#### TASK PROMPT:
Write out, word for word, every line from the first one through the line that holds "vs time (s)", and nothing else; skip the pictures.

#### DATA:

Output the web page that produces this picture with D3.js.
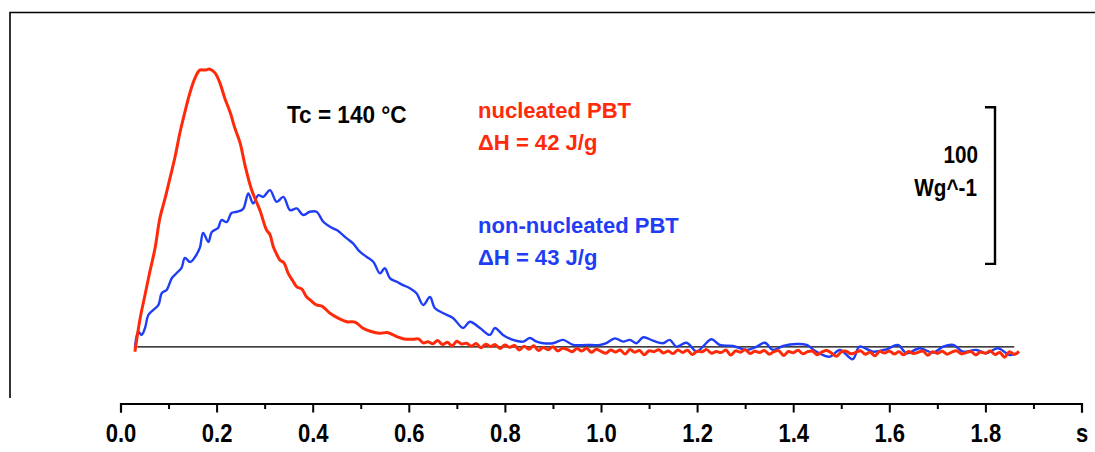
<!DOCTYPE html>
<html>
<head>
<meta charset="utf-8">
<script src="https://cdn.jsdelivr.net/npm/d3@7"></script>
<style>
    body { margin: 0; background: #fff; }
    svg { display: block; font-family: "Liberation Sans", Arial, sans-serif; }
</style>
</head>
<body>
<div id="dsc-chart"></div>
<script>
// Isothermal crystallisation at Tc = 140 °C: heat flow (W/g) vs time (s)

// nucleated PBT, main peak
const redTime = [0.030, 0.041, 0.051, 0.061, 0.072, 0.082, 0.093, 0.103, 0.113, 0.124, 0.134, 0.145, 0.155,
    0.165, 0.176, 0.186, 0.197, 0.207, 0.217, 0.228, 0.238, 0.249, 0.259, 0.273, 0.290, 0.304, 0.311,
    0.318, 0.325, 0.332, 0.340, 0.349, 0.358, 0.367, 0.377, 0.387, 0.397, 0.408, 0.420, 0.436, 0.452,
    0.471, 0.488, 0.505, 0.520, 0.540, 0.555, 0.575, 0.590, 0.609, 0.620, 0.630];
const redValue = [-3.0, 18.5, 33.2, 47.9, 63.2, 82.3, 95.1, 107.8, 120.6, 137.2, 149.9, 162.7, 171.6,
    176.7, 176.7, 177.3, 174.8, 168.4, 158.8, 149.9, 139.7, 130.1, 116.1, 100.2, 87.4, 74.6, 71.8,
    63.9, 59.2, 55.3, 53.8, 47.0, 42.5, 38.4, 37.0, 32.1, 29.4, 26.8, 25.9, 21.5, 18.6,
    16.1, 15.9, 11.9, 10.0, 8.7, 9.2, 6.6, 5.1, 4.9, 5.2, 2.6];

// nucleated PBT, noisy tail sampled every 0.01 s from 0.64 s
const redTailStart = 0.64;
const redTailStep = 0.01;
const redTailValue = [
    3.4, 2.0, 4.1, 1.5, 3.0, 0.8, 3.6, 1.9, 2.4, 0.5,
    2.2, -0.5, 1.8, 0.3, 1.5, -1.0, 1.2, -0.2, 0.9, -2.0,
    0.5, -1.5, 0.8, -2.2, -0.3, -1.8, 0.2, -2.5, -0.8, -1.6,
    -3.0, -1.0, -2.6, -0.8, -3.4, -1.5, -2.8, -4.0, -1.9, -3.2,
    -2.0, -4.5, -1.6, -3.3, -2.2, -5.0, -2.4, -3.0, -1.8, -3.8,
    -2.6, -4.2, -1.9, -3.5, -2.1, -4.8, -2.7, -3.1, -1.7, -4.0,
    -2.9, -3.6, -2.0, -5.2, -2.5, -3.3, -1.8, -4.1, -2.8, -3.5,
    -2.2, -4.6, -3.0, -2.4, -5.5, -2.9, -3.7, -2.1, -4.3, -3.0,
    -2.6, -4.9, -3.2, -2.3, -4.0, -6.0, -3.1, -2.7, -4.4, -3.5,
    -2.4, -4.7, -3.3, -5.6, -2.8, -3.9, -2.5, -4.5, -3.1, -5.0,
    -2.9, -4.2, -3.4, -2.6, -5.3, -3.0, -4.1, -2.7, -4.6, -3.3,
    -2.5, -4.4, -3.6, -2.9, -5.1, -3.2, -4.0, -2.6, -4.8, -3.5,
    -6.5, -3.0, -4.7, -2.8];

// non-nucleated PBT
const blueTime = [0.030, 0.037, 0.044, 0.051, 0.058, 0.068, 0.079, 0.086, 0.096, 0.107, 0.117, 0.127,
    0.134, 0.145, 0.155, 0.165, 0.172, 0.183, 0.190, 0.203, 0.210, 0.221, 0.231, 0.242, 0.255, 0.266,
    0.276, 0.287, 0.297, 0.311, 0.325, 0.339, 0.353, 0.367, 0.380, 0.394, 0.408, 0.422, 0.436, 0.450,
    0.471, 0.484, 0.498, 0.512, 0.526, 0.540, 0.550, 0.561, 0.575, 0.588, 0.602, 0.616, 0.630, 0.644,
    0.654, 0.672, 0.692, 0.713, 0.727, 0.748, 0.769, 0.779, 0.796, 0.817, 0.838, 0.852, 0.866, 0.880,
    0.900, 0.921, 0.942, 0.970, 0.998, 1.011, 1.029, 1.046, 1.060, 1.074, 1.088, 1.108, 1.129, 1.143,
    1.157, 1.178, 1.199, 1.212, 1.230, 1.247, 1.275, 1.303, 1.324, 1.341, 1.358, 1.379, 1.407, 1.428,
    1.448, 1.476, 1.497, 1.524, 1.538, 1.566, 1.594, 1.618, 1.636, 1.663, 1.691, 1.712, 1.733, 1.753,
    1.781, 1.802, 1.826, 1.850, 1.868];
const blueValue = [-0.8, 9.8, 7.7, 12.1, 20.4, 23.6, 26.8, 34.4, 36.4, 44.0, 47.2, 50.4,
    56.8, 54.2, 57.4, 63.2, 72.8, 67.0, 73.4, 75.9, 81.0, 79.7, 85.5, 86.3, 88.0, 98.0,
    91.6, 96.9, 95.8, 100.1, 92.6, 95.8, 87.3, 88.4, 84.2, 86.3, 86.3, 79.9, 76.7, 74.6,
    69.3, 66.1, 60.8, 57.6, 54.4, 47.0, 50.2, 43.8, 41.6, 39.5, 37.5, 34.3, 26.8, 31.9,
    24.9, 21.5, 18.5, 12.1, 16.1, 12.1, 7.7, 12.1, 7.7, 4.5, 3.4, 5.7, 3.4, 2.4,
    2.4, 4.5, 1.3, 1.3, 1.3, 2.4, 5.5, 3.4, 4.5, 2.4, 6.2, 4.0, 2.4, 4.5,
    0.2, 2.7, -3.0, 0.2, 4.9, 1.3, 0.6, -1.9, 0.2, 2.7, -1.9, 0.6, 1.9, 1.3,
    -3.0, -6.2, -1.9, -7.8, 0.2, -3.0, -1.5, 1.3, -4.0, -0.8, -3.6, 0.2, 1.3, -3.0,
    -1.9, -4.0, -0.8, -5.1, -4.0];

// x axis ticks (s)
const xTicks = [0.0, 0.1, 0.2, 0.3, 0.4, 0.5, 0.6, 0.7, 0.8, 0.9, 1.0,
    1.1, 1.2, 1.3, 1.4, 1.5, 1.6, 1.7, 1.8, 1.9, 2.0];
const xTickLabels = ["0.0", "", "0.2", "", "0.4", "", "0.6", "", "0.8", "", "1.0",
    "", "1.2", "", "1.4", "", "1.6", "", "1.8", "", "s"];

// baseline and scale bar (W/g)
const baselineSpan = [0.035, 1.86];
const scaleBarFrom = 53;
const scaleBarSize = 100;

(function () {
    const width = 1095;
    const height = 452;

    const svg = d3.select("#dsc-chart")
        .append("svg")
        .attr("width", width)
        .attr("height", height);

    // Scales
    const xScale = d3.scaleLinear().domain([0, 2.0]).range([120.5, 1081.5]);
    const yScale = d3.scaleLinear().domain([-20, 200]).range([378.3, 33.6]);

    // Frame (top and left only)
    svg.append("path")
        .attr("d", "M10,398V12.5H1095")
        .attr("fill", "none")
        .attr("stroke", "#000")
        .attr("stroke-width", 1.6);

    // Baseline
    svg.append("line")
        .attr("x1", xScale(baselineSpan[0]))
        .attr("x2", xScale(baselineSpan[1]))
        .attr("y1", yScale(0))
        .attr("y2", yScale(0))
        .attr("stroke", "#000")
        .attr("stroke-width", 1.2);

    // Build series
    const redData = redTime.map((t, i) => [t, redValue[i]])
        .concat(redTailValue.map((v, i) => [redTailStart + i * redTailStep, v]));
    const blueData = blueTime.map((t, i) => [t, blueValue[i]]);

    const line = d3.line()
        .curve(d3.curveCatmullRom.alpha(0.5))
        .x((d) => xScale(d[0]))
        .y((d) => yScale(d[1]));

    svg.append("path")
        .datum(blueData)
        .attr("d", line)
        .attr("fill", "none")
        .attr("stroke", "#1f3df5")
        .attr("stroke-width", 2.4)
        .attr("stroke-linejoin", "round");

    svg.append("path")
        .datum(redData)
        .attr("d", line)
        .attr("fill", "none")
        .attr("stroke", "#ff2a0a")
        .attr("stroke-width", 3)
        .attr("stroke-linejoin", "round");

    // X axis
    const xAxis = d3.axisBottom(xScale)
        .tickValues(xTicks)
        .tickSizeOuter(0)
        .tickSize(9)
        .tickPadding(12)
        .tickFormat((d, i) => xTickLabels[i]);

    const axisGroup = svg.append("g")
        .attr("transform", "translate(0,403.5)")
        .call(xAxis);

    axisGroup.select(".domain").attr("stroke-width", 2.2);
    axisGroup.selectAll(".tick line")
        .attr("stroke-width", 2)
        .attr("y2", (d, i) => (i % 2 === 0 ? 9 : 5.5));
    axisGroup.selectAll(".tick text")
        .attr("font-family", "Liberation Sans, Arial, sans-serif")
        .attr("font-size", 25)
        .attr("font-weight", "bold")
        .attr("fill", "#000")
        .attr("transform", "scale(0.88,1)");

    // Annotations
    function addText(x, y, str, color, size, sx, anchor) {
        svg.append("text")
            .attr("transform", `translate(${x},${y}) scale(${sx},1)`)
            .attr("text-anchor", anchor || "start")
            .attr("font-size", size)
            .attr("font-weight", "bold")
            .attr("fill", color)
            .text(str);
    }

    addText(287, 123, "Tc = 140 °C", "#000", 24, 0.94);
    addText(478, 117.5, "nucleated PBT", "#ff2a0a", 22.5, 0.98);
    addText(478, 150, "ΔH = 42 J/g", "#ff2a0a", 22.5, 0.98);
    addText(478, 233, "non-nucleated PBT", "#1f3df5", 22.5, 0.98);
    addText(478, 265, "ΔH = 43 J/g", "#1f3df5", 22.5, 0.98);
    addText(978, 163, "100", "#000", 23, 0.9, "end");
    addText(977, 196, "Wg^-1", "#000", 23, 0.9, "end");

    // Scale bar bracket
    const barTop = yScale(scaleBarFrom + scaleBarSize);
    const barBottom = yScale(scaleBarFrom);
    svg.append("path")
        .attr("d", `M985,${barTop}H995V${barBottom}H985`)
        .attr("fill", "none")
        .attr("stroke", "#000")
        .attr("stroke-width", 2.4);
})();
</script>
</body>
</html>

#### REPLY:
Output the web page that produces this picture with D3.js.
<!DOCTYPE html>
<html>
<head>
<meta charset="utf-8">
<script src="https://cdn.jsdelivr.net/npm/d3@7"></script>
<style>
    body { margin: 0; background: #fff; }
    svg { display: block; font-family: "Liberation Sans", Arial, sans-serif; }
</style>
</head>
<body>
<div id="dsc-chart"></div>
<script>
// Isothermal crystallisation at Tc = 140 °C: heat flow (W/g) vs time (s)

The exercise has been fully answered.